_WORK TO DO_.
Carry none of the pictures over; write out the complete data exactly.

_STORED DATA_.
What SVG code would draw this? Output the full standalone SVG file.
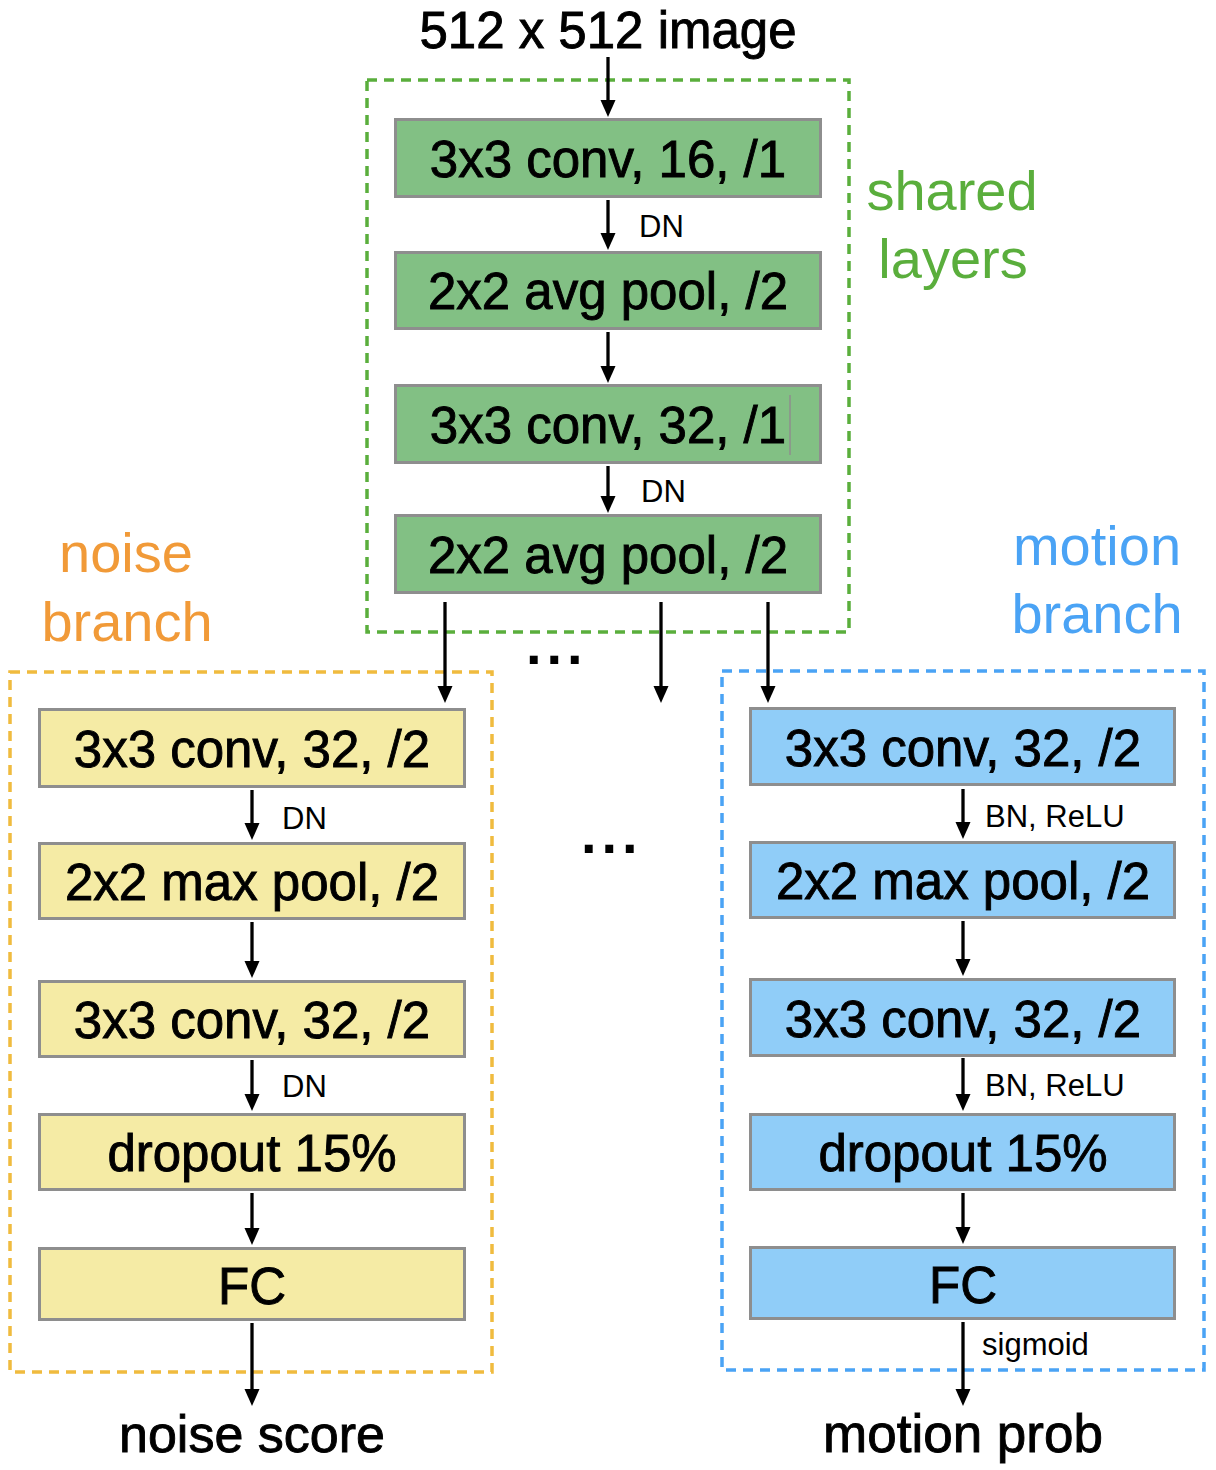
<svg xmlns="http://www.w3.org/2000/svg" width="1216" height="1470" viewBox="0 0 1216 1470">
<defs>
<marker id="arr" markerUnits="userSpaceOnUse" viewBox="0 -9 18 18" refX="6" refY="0" markerWidth="18" markerHeight="18" orient="auto">
<path d="M0,-7.5 L17,0 L0,7.5 z" fill="#000"/>
</marker>
<style>
text{font-family:"Liberation Sans",Arial,Helvetica,sans-serif}
.box{stroke:#8e8e8e;stroke-width:3}
.g{fill:#82c084}
.y{fill:#f5eba5}
.b{fill:#90cdf8}
.bt{font-size:51px;text-anchor:middle;fill:#000;stroke:#000;stroke-width:0.9}
.sm{font-size:31px;fill:#000}
.side{font-size:56px;text-anchor:middle}
.dash{fill:none;stroke-width:3.5;stroke-dasharray:10 7}
.con{stroke:#000;stroke-width:3.3;fill:none;marker-end:url(#arr)}
.dots{font-size:56px;font-weight:bold;letter-spacing:5px;fill:#000}
</style>
</defs>

<g id="groups">
<rect id="shared-group" class="dash" x="367" y="80" width="482" height="552" stroke="#5aae3c"/>
<rect id="noise-group" class="dash" x="10" y="672" width="482" height="700" stroke="#f0bb3e"/>
<rect id="motion-group" class="dash" x="722" y="671" width="482" height="699" stroke="#4aa3f5"/>
</g>

<g id="labels">
<text x="608" y="48" font-size="51" text-anchor="middle" stroke="#000" stroke-width="0.9">512 x 512 image</text>
<text class="side" x="952" y="210" fill="#5aae3c">shared</text>
<text class="side" x="953" y="278" fill="#5aae3c">layers</text>
<text class="side" x="126" y="572" fill="#f19a38">noise</text>
<text class="side" x="127" y="641" fill="#f19a38">branch</text>
<text class="side" x="1097" y="565" fill="#4aa3f5">motion</text>
<text class="side" x="1097" y="633" fill="#4aa3f5">branch</text>
<text class="dots" x="526" y="664">...</text>
<text class="dots" x="581" y="853">...</text>
<text x="252" y="1452" font-size="52" text-anchor="middle" stroke="#000" stroke-width="0.9">noise score</text>
<text x="963" y="1452" font-size="53" text-anchor="middle" stroke="#000" stroke-width="0.9">motion prob</text>
</g>

<g id="shared1"><rect class="box g" x="395.5" y="119.5" width="425" height="77"/><text class="bt" x="608" y="177">3x3 conv, 16, /1</text></g>
<g id="shared2"><rect class="box g" x="395.5" y="252.5" width="425" height="76"/><text class="bt" x="608" y="309">2x2 avg pool, /2</text></g>
<g id="shared3"><rect class="box g" x="395.5" y="385.5" width="425" height="77"/><text class="bt" x="608" y="443">3x3 conv, 32, /1</text><line x1="790" y1="395" x2="790" y2="455" stroke="#8e8e8e" stroke-width="1.5"/></g>
<g id="shared4"><rect class="box g" x="395.5" y="515.5" width="425" height="77"/><text class="bt" x="608" y="573">2x2 avg pool, /2</text></g>

<g id="noise1"><rect class="box y" x="39.5" y="709.5" width="425" height="77"/><text class="bt" x="252" y="767">3x3 conv, 32, /2</text></g>
<g id="noise2"><rect class="box y" x="39.5" y="843.5" width="425" height="75"/><text class="bt" x="252" y="900">2x2 max pool, /2</text></g>
<g id="noise3"><rect class="box y" x="39.5" y="981.5" width="425" height="75"/><text class="bt" x="252" y="1038">3x3 conv, 32, /2</text></g>
<g id="noise4"><rect class="box y" x="39.5" y="1114.5" width="425" height="75"/><text class="bt" x="252" y="1171">dropout 15%</text></g>
<g id="noise5"><rect class="box y" x="39.5" y="1248.5" width="425" height="71"/><text class="bt" x="252" y="1304">FC</text></g>

<g id="motion1"><rect class="box b" x="750.5" y="708.5" width="424" height="76"/><text class="bt" x="963" y="766">3x3 conv, 32, /2</text></g>
<g id="motion2"><rect class="box b" x="750.5" y="842.5" width="424" height="75"/><text class="bt" x="963" y="899">2x2 max pool, /2</text></g>
<g id="motion3"><rect class="box b" x="750.5" y="979.5" width="424" height="76"/><text class="bt" x="963" y="1037">3x3 conv, 32, /2</text></g>
<g id="motion4"><rect class="box b" x="750.5" y="1114.5" width="424" height="75"/><text class="bt" x="963" y="1171">dropout 15%</text></g>
<g id="motion5"><rect class="box b" x="750.5" y="1247.5" width="424" height="71"/><text class="bt" x="963" y="1303">FC</text></g>

<g id="connectors">
<line class="con" x1="608" y1="57" x2="608" y2="106"/>
<line class="con" x1="608" y1="200" x2="608" y2="239"/>
<text class="sm" x="639" y="237">DN</text>
<line class="con" x1="608" y1="332" x2="608" y2="372"/>
<line class="con" x1="608" y1="466" x2="608" y2="502"/>
<text class="sm" x="641" y="502">DN</text>
<line class="con" x1="445" y1="602" x2="445" y2="692"/>
<line class="con" x1="661" y1="602" x2="661" y2="692"/>
<line class="con" x1="768" y1="602" x2="768" y2="692"/>

<line class="con" x1="252" y1="790" x2="252" y2="829"/>
<text class="sm" x="282" y="829">DN</text>
<line class="con" x1="252" y1="922" x2="252" y2="967"/>
<line class="con" x1="252" y1="1060" x2="252" y2="1100"/>
<text class="sm" x="282" y="1097">DN</text>
<line class="con" x1="252" y1="1193" x2="252" y2="1234"/>
<line class="con" x1="252" y1="1323" x2="252" y2="1395"/>

<line class="con" x1="963" y1="789" x2="963" y2="828"/>
<text class="sm" x="985" y="827">BN, ReLU</text>
<line class="con" x1="963" y1="921" x2="963" y2="965"/>
<line class="con" x1="963" y1="1058" x2="963" y2="1100"/>
<text class="sm" x="985" y="1096">BN, ReLU</text>
<line class="con" x1="963" y1="1193" x2="963" y2="1233"/>
<line class="con" x1="963" y1="1322" x2="963" y2="1395"/>
<text class="sm" x="982" y="1355">sigmoid</text>
</g>
</svg>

_EXERCISE RESPONSE_.
What SVG code would draw this? Output the full standalone SVG file.
<svg xmlns="http://www.w3.org/2000/svg" width="1216" height="1470" viewBox="0 0 1216 1470">
<defs>
<marker id="arr" markerUnits="userSpaceOnUse" viewBox="0 -9 18 18" refX="6" refY="0" markerWidth="18" markerHeight="18" orient="auto">
<path d="M0,-7.5 L17,0 L0,7.5 z" fill="#000"/>
</marker>
<style>
text{font-family:"Liberation Sans",Arial,Helvetica,sans-serif}
.box{stroke:#8e8e8e;stroke-width:3}
.g{fill:#82c084}
.y{fill:#f5eba5}
.b{fill:#90cdf8}
.bt{font-size:51px;text-anchor:middle;fill:#000;stroke:#000;stroke-width:0.9}
.sm{font-size:31px;fill:#000}
.side{font-size:56px;text-anchor:middle}
.dash{fill:none;stroke-width:3.5;stroke-dasharray:10 7}
.con{stroke:#000;stroke-width:3.3;fill:none;marker-end:url(#arr)}
.dots{font-size:56px;font-weight:bold;letter-spacing:5px;fill:#000}
</style>
</defs>

<g id="groups">
<rect id="shared-group" class="dash" x="367" y="80" width="482" height="552" stroke="#5aae3c"/>
<rect id="noise-group" class="dash" x="10" y="672" width="482" height="700" stroke="#f0bb3e"/>
<rect id="motion-group" class="dash" x="722" y="671" width="482" height="699" stroke="#4aa3f5"/>
</g>

<g id="labels">
<text x="608" y="48" font-size="51" text-anchor="middle" stroke="#000" stroke-width="0.9">512 x 512 image</text>
<text class="side" x="952" y="210" fill="#5aae3c">shared</text>
<text class="side" x="953" y="278" fill="#5aae3c">layers</text>
<text class="side" x="126" y="572" fill="#f19a38">noise</text>
<text class="side" x="127" y="641" fill="#f19a38">branch</text>
<text class="side" x="1097" y="565" fill="#4aa3f5">motion</text>
<text class="side" x="1097" y="633" fill="#4aa3f5">branch</text>
<text class="dots" x="526" y="664">...</text>
<text class="dots" x="581" y="853">...</text>
<text x="252" y="1452" font-size="52" text-anchor="middle" stroke="#000" stroke-width="0.9">noise score</text>
<text x="963" y="1452" font-size="53" text-anchor="middle" stroke="#000" stroke-width="0.9">motion prob</text>
</g>

<g id="shared1"><rect class="box g" x="395.5" y="119.5" width="425" height="77"/><text class="bt" x="608" y="177">3x3 conv, 16, /1</text></g>
<g id="shared2"><rect class="box g" x="395.5" y="252.5" width="425" height="76"/><text class="bt" x="608" y="309">2x2 avg pool, /2</text></g>
<g id="shared3"><rect class="box g" x="395.5" y="385.5" width="425" height="77"/><text class="bt" x="608" y="443">3x3 conv, 32, /1</text><line x1="790" y1="395" x2="790" y2="455" stroke="#8e8e8e" stroke-width="1.5"/></g>
<g id="shared4"><rect class="box g" x="395.5" y="515.5" width="425" height="77"/><text class="bt" x="608" y="573">2x2 avg pool, /2</text></g>

<g id="noise1"><rect class="box y" x="39.5" y="709.5" width="425" height="77"/><text class="bt" x="252" y="767">3x3 conv, 32, /2</text></g>
<g id="noise2"><rect class="box y" x="39.5" y="843.5" width="425" height="75"/><text class="bt" x="252" y="900">2x2 max pool, /2</text></g>
<g id="noise3"><rect class="box y" x="39.5" y="981.5" width="425" height="75"/><text class="bt" x="252" y="1038">3x3 conv, 32, /2</text></g>
<g id="noise4"><rect class="box y" x="39.5" y="1114.5" width="425" height="75"/><text class="bt" x="252" y="1171">dropout 15%</text></g>
<g id="noise5"><rect class="box y" x="39.5" y="1248.5" width="425" height="71"/><text class="bt" x="252" y="1304">FC</text></g>

<g id="motion1"><rect class="box b" x="750.5" y="708.5" width="424" height="76"/><text class="bt" x="963" y="766">3x3 conv, 32, /2</text></g>
<g id="motion2"><rect class="box b" x="750.5" y="842.5" width="424" height="75"/><text class="bt" x="963" y="899">2x2 max pool, /2</text></g>
<g id="motion3"><rect class="box b" x="750.5" y="979.5" width="424" height="76"/><text class="bt" x="963" y="1037">3x3 conv, 32, /2</text></g>
<g id="motion4"><rect class="box b" x="750.5" y="1114.5" width="424" height="75"/><text class="bt" x="963" y="1171">dropout 15%</text></g>
<g id="motion5"><rect class="box b" x="750.5" y="1247.5" width="424" height="71"/><text class="bt" x="963" y="1303">FC</text></g>

<g id="connectors">
<line class="con" x1="608" y1="57" x2="608" y2="106"/>
<line class="con" x1="608" y1="200" x2="608" y2="239"/>
<text class="sm" x="639" y="237">DN</text>
<line class="con" x1="608" y1="332" x2="608" y2="372"/>
<line class="con" x1="608" y1="466" x2="608" y2="502"/>
<text class="sm" x="641" y="502">DN</text>
<line class="con" x1="445" y1="602" x2="445" y2="692"/>
<line class="con" x1="661" y1="602" x2="661" y2="692"/>
<line class="con" x1="768" y1="602" x2="768" y2="692"/>

<line class="con" x1="252" y1="790" x2="252" y2="829"/>
<text class="sm" x="282" y="829">DN</text>
<line class="con" x1="252" y1="922" x2="252" y2="967"/>
<line class="con" x1="252" y1="1060" x2="252" y2="1100"/>
<text class="sm" x="282" y="1097">DN</text>
<line class="con" x1="252" y1="1193" x2="252" y2="1234"/>
<line class="con" x1="252" y1="1323" x2="252" y2="1395"/>

<line class="con" x1="963" y1="789" x2="963" y2="828"/>
<text class="sm" x="985" y="827">BN, ReLU</text>
<line class="con" x1="963" y1="921" x2="963" y2="965"/>
<line class="con" x1="963" y1="1058" x2="963" y2="1100"/>
<text class="sm" x="985" y="1096">BN, ReLU</text>
<line class="con" x1="963" y1="1193" x2="963" y2="1233"/>
<line class="con" x1="963" y1="1322" x2="963" y2="1395"/>
<text class="sm" x="982" y="1355">sigmoid</text>
</g>
</svg>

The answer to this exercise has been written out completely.